» **Goal**: Under this task are some entries; return every one of them exactly.

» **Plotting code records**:
....

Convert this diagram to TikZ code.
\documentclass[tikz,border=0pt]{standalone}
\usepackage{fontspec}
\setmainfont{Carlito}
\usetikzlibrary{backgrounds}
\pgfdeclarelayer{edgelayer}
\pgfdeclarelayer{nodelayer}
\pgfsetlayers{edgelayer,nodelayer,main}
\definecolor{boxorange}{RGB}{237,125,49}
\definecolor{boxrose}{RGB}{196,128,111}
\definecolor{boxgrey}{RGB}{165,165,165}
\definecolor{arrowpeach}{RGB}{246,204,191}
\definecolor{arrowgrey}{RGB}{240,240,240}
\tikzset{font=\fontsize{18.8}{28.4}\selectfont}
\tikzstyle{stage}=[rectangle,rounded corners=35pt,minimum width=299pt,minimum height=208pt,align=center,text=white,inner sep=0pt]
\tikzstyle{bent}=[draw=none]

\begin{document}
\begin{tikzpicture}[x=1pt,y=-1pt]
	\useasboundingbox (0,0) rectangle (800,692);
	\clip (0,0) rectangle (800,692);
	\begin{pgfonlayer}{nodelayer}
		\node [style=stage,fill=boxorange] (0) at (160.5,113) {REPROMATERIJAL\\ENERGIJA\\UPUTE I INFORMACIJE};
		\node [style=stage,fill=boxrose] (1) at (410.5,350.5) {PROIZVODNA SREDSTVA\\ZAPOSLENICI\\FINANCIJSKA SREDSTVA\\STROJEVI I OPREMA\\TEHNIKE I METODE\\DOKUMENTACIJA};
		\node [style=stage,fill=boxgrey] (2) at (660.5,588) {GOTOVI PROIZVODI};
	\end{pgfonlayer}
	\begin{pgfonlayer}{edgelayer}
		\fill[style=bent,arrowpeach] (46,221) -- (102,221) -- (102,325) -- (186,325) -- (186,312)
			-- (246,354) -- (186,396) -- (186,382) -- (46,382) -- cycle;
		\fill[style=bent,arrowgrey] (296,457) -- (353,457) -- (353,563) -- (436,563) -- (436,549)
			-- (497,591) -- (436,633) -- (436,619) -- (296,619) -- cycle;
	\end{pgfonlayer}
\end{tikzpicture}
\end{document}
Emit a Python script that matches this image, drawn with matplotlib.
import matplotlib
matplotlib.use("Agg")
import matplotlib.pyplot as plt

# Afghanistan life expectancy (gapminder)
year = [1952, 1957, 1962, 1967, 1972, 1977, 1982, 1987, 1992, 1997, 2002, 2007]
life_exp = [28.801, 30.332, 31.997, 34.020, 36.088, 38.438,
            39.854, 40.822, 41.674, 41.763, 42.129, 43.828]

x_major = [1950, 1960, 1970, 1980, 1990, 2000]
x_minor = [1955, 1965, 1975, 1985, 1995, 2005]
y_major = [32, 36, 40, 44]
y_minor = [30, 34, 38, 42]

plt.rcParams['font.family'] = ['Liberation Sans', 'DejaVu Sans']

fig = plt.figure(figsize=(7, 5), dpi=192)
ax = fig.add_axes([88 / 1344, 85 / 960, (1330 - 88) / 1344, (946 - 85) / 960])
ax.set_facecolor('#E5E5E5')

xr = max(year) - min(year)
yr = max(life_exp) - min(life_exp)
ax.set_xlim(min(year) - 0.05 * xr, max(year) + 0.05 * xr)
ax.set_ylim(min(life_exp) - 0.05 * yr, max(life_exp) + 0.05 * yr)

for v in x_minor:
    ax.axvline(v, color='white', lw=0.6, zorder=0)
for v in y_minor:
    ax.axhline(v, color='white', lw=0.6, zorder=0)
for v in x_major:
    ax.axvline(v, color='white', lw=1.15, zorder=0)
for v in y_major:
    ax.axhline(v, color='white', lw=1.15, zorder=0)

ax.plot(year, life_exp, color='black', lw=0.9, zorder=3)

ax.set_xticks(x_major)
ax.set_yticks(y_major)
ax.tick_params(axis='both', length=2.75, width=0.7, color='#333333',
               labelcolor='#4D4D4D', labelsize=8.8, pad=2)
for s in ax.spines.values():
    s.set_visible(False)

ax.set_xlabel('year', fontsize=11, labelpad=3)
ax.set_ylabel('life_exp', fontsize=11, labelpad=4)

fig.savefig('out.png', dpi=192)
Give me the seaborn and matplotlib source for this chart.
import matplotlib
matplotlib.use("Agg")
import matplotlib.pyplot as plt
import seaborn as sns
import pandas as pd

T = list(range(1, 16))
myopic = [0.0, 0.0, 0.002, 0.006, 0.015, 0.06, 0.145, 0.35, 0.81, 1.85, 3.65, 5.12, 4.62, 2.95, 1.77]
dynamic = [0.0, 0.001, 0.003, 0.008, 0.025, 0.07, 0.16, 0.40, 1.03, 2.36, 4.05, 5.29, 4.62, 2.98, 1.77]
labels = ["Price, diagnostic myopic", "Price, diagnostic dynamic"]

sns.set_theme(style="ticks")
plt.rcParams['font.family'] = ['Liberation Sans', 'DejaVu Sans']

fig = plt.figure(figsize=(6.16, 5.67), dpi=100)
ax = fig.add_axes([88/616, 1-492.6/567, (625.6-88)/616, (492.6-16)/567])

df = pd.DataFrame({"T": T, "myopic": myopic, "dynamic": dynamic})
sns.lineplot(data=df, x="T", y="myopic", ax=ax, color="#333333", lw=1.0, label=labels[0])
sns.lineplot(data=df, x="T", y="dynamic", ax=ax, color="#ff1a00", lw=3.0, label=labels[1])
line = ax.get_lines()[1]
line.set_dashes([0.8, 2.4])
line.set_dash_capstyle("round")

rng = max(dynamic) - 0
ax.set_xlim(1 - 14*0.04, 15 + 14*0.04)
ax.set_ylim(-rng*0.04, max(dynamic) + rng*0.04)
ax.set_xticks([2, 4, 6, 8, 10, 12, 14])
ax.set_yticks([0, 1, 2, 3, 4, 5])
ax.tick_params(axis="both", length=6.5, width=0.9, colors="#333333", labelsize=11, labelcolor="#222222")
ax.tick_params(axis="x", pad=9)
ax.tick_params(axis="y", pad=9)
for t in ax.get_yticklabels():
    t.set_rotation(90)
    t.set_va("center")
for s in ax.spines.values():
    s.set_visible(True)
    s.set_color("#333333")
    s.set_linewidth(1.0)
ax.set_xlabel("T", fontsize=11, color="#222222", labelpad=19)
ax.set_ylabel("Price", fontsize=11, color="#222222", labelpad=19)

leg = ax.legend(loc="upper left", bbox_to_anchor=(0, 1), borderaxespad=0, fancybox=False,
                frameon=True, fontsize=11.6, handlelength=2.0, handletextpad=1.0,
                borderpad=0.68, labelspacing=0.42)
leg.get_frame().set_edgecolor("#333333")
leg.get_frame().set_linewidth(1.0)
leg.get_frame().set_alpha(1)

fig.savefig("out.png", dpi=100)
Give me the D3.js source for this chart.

....

» **Task result**:
Convert this diagram to TikZ code.
\documentclass[tikz,border=0pt]{standalone}
\usepackage{fontspec}
\setmainfont{Carlito}
\usetikzlibrary{backgrounds}
\pgfdeclarelayer{edgelayer}
\pgfdeclarelayer{nodelayer}
\pgfsetlayers{edgelayer,nodelayer,main}
\definecolor{boxorange}{RGB}{237,125,49}
\definecolor{boxrose}{RGB}{196,128,111}
\definecolor{boxgrey}{RGB}{165,165,165}
\definecolor{arrowpeach}{RGB}{246,204,191}
\definecolor{arrowgrey}{RGB}{240,240,240}
\tikzset{font=\fontsize{18.8}{28.4}\selectfont}
\tikzstyle{stage}=[rectangle,rounded corners=35pt,minimum width=299pt,minimum height=208pt,align=center,text=white,inner sep=0pt]
\tikzstyle{bent}=[draw=none]

\begin{document}
\begin{tikzpicture}[x=1pt,y=-1pt]
	\useasboundingbox (0,0) rectangle (800,692);
	\clip (0,0) rectangle (800,692);
	\begin{pgfonlayer}{nodelayer}
		\node [style=stage,fill=boxorange] (0) at (160.5,113) {REPROMATERIJAL\\ENERGIJA\\UPUTE I INFORMACIJE};
		\node [style=stage,fill=boxrose] (1) at (410.5,350.5) {PROIZVODNA SREDSTVA\\ZAPOSLENICI\\FINANCIJSKA SREDSTVA\\STROJEVI I OPREMA\\TEHNIKE I METODE\\DOKUMENTACIJA};
		\node [style=stage,fill=boxgrey] (2) at (660.5,588) {GOTOVI PROIZVODI};
	\end{pgfonlayer}
	\begin{pgfonlayer}{edgelayer}
		\fill[style=bent,arrowpeach] (46,221) -- (102,221) -- (102,325) -- (186,325) -- (186,312)
			-- (246,354) -- (186,396) -- (186,382) -- (46,382) -- cycle;
		\fill[style=bent,arrowgrey] (296,457) -- (353,457) -- (353,563) -- (436,563) -- (436,549)
			-- (497,591) -- (436,633) -- (436,619) -- (296,619) -- cycle;
	\end{pgfonlayer}
\end{tikzpicture}
\end{document}
Emit a Python script that matches this image, drawn with matplotlib.
import matplotlib
matplotlib.use("Agg")
import matplotlib.pyplot as plt

# Afghanistan life expectancy (gapminder)
year = [1952, 1957, 1962, 1967, 1972, 1977, 1982, 1987, 1992, 1997, 2002, 2007]
life_exp = [28.801, 30.332, 31.997, 34.020, 36.088, 38.438,
            39.854, 40.822, 41.674, 41.763, 42.129, 43.828]

x_major = [1950, 1960, 1970, 1980, 1990, 2000]
x_minor = [1955, 1965, 1975, 1985, 1995, 2005]
y_major = [32, 36, 40, 44]
y_minor = [30, 34, 38, 42]

plt.rcParams['font.family'] = ['Liberation Sans', 'DejaVu Sans']

fig = plt.figure(figsize=(7, 5), dpi=192)
ax = fig.add_axes([88 / 1344, 85 / 960, (1330 - 88) / 1344, (946 - 85) / 960])
ax.set_facecolor('#E5E5E5')

xr = max(year) - min(year)
yr = max(life_exp) - min(life_exp)
ax.set_xlim(min(year) - 0.05 * xr, max(year) + 0.05 * xr)
ax.set_ylim(min(life_exp) - 0.05 * yr, max(life_exp) + 0.05 * yr)

for v in x_minor:
    ax.axvline(v, color='white', lw=0.6, zorder=0)
for v in y_minor:
    ax.axhline(v, color='white', lw=0.6, zorder=0)
for v in x_major:
    ax.axvline(v, color='white', lw=1.15, zorder=0)
for v in y_major:
    ax.axhline(v, color='white', lw=1.15, zorder=0)

ax.plot(year, life_exp, color='black', lw=0.9, zorder=3)

ax.set_xticks(x_major)
ax.set_yticks(y_major)
ax.tick_params(axis='both', length=2.75, width=0.7, color='#333333',
               labelcolor='#4D4D4D', labelsize=8.8, pad=2)
for s in ax.spines.values():
    s.set_visible(False)

ax.set_xlabel('year', fontsize=11, labelpad=3)
ax.set_ylabel('life_exp', fontsize=11, labelpad=4)

fig.savefig('out.png', dpi=192)
Give me the seaborn and matplotlib source for this chart.
import matplotlib
matplotlib.use("Agg")
import matplotlib.pyplot as plt
import seaborn as sns
import pandas as pd

T = list(range(1, 16))
myopic = [0.0, 0.0, 0.002, 0.006, 0.015, 0.06, 0.145, 0.35, 0.81, 1.85, 3.65, 5.12, 4.62, 2.95, 1.77]
dynamic = [0.0, 0.001, 0.003, 0.008, 0.025, 0.07, 0.16, 0.40, 1.03, 2.36, 4.05, 5.29, 4.62, 2.98, 1.77]
labels = ["Price, diagnostic myopic", "Price, diagnostic dynamic"]

sns.set_theme(style="ticks")
plt.rcParams['font.family'] = ['Liberation Sans', 'DejaVu Sans']

fig = plt.figure(figsize=(6.16, 5.67), dpi=100)
ax = fig.add_axes([88/616, 1-492.6/567, (625.6-88)/616, (492.6-16)/567])

df = pd.DataFrame({"T": T, "myopic": myopic, "dynamic": dynamic})
sns.lineplot(data=df, x="T", y="myopic", ax=ax, color="#333333", lw=1.0, label=labels[0])
sns.lineplot(data=df, x="T", y="dynamic", ax=ax, color="#ff1a00", lw=3.0, label=labels[1])
line = ax.get_lines()[1]
line.set_dashes([0.8, 2.4])
line.set_dash_capstyle("round")

rng = max(dynamic) - 0
ax.set_xlim(1 - 14*0.04, 15 + 14*0.04)
ax.set_ylim(-rng*0.04, max(dynamic) + rng*0.04)
ax.set_xticks([2, 4, 6, 8, 10, 12, 14])
ax.set_yticks([0, 1, 2, 3, 4, 5])
ax.tick_params(axis="both", length=6.5, width=0.9, colors="#333333", labelsize=11, labelcolor="#222222")
ax.tick_params(axis="x", pad=9)
ax.tick_params(axis="y", pad=9)
for t in ax.get_yticklabels():
    t.set_rotation(90)
    t.set_va("center")
for s in ax.spines.values():
    s.set_visible(True)
    s.set_color("#333333")
    s.set_linewidth(1.0)
ax.set_xlabel("T", fontsize=11, color="#222222", labelpad=19)
ax.set_ylabel("Price", fontsize=11, color="#222222", labelpad=19)

leg = ax.legend(loc="upper left", bbox_to_anchor=(0, 1), borderaxespad=0, fancybox=False,
                frameon=True, fontsize=11.6, handlelength=2.0, handletextpad=1.0,
                borderpad=0.68, labelspacing=0.42)
leg.get_frame().set_edgecolor("#333333")
leg.get_frame().set_linewidth(1.0)
leg.get_frame().set_alpha(1)

fig.savefig("out.png", dpi=100)
Give me the D3.js source for this chart.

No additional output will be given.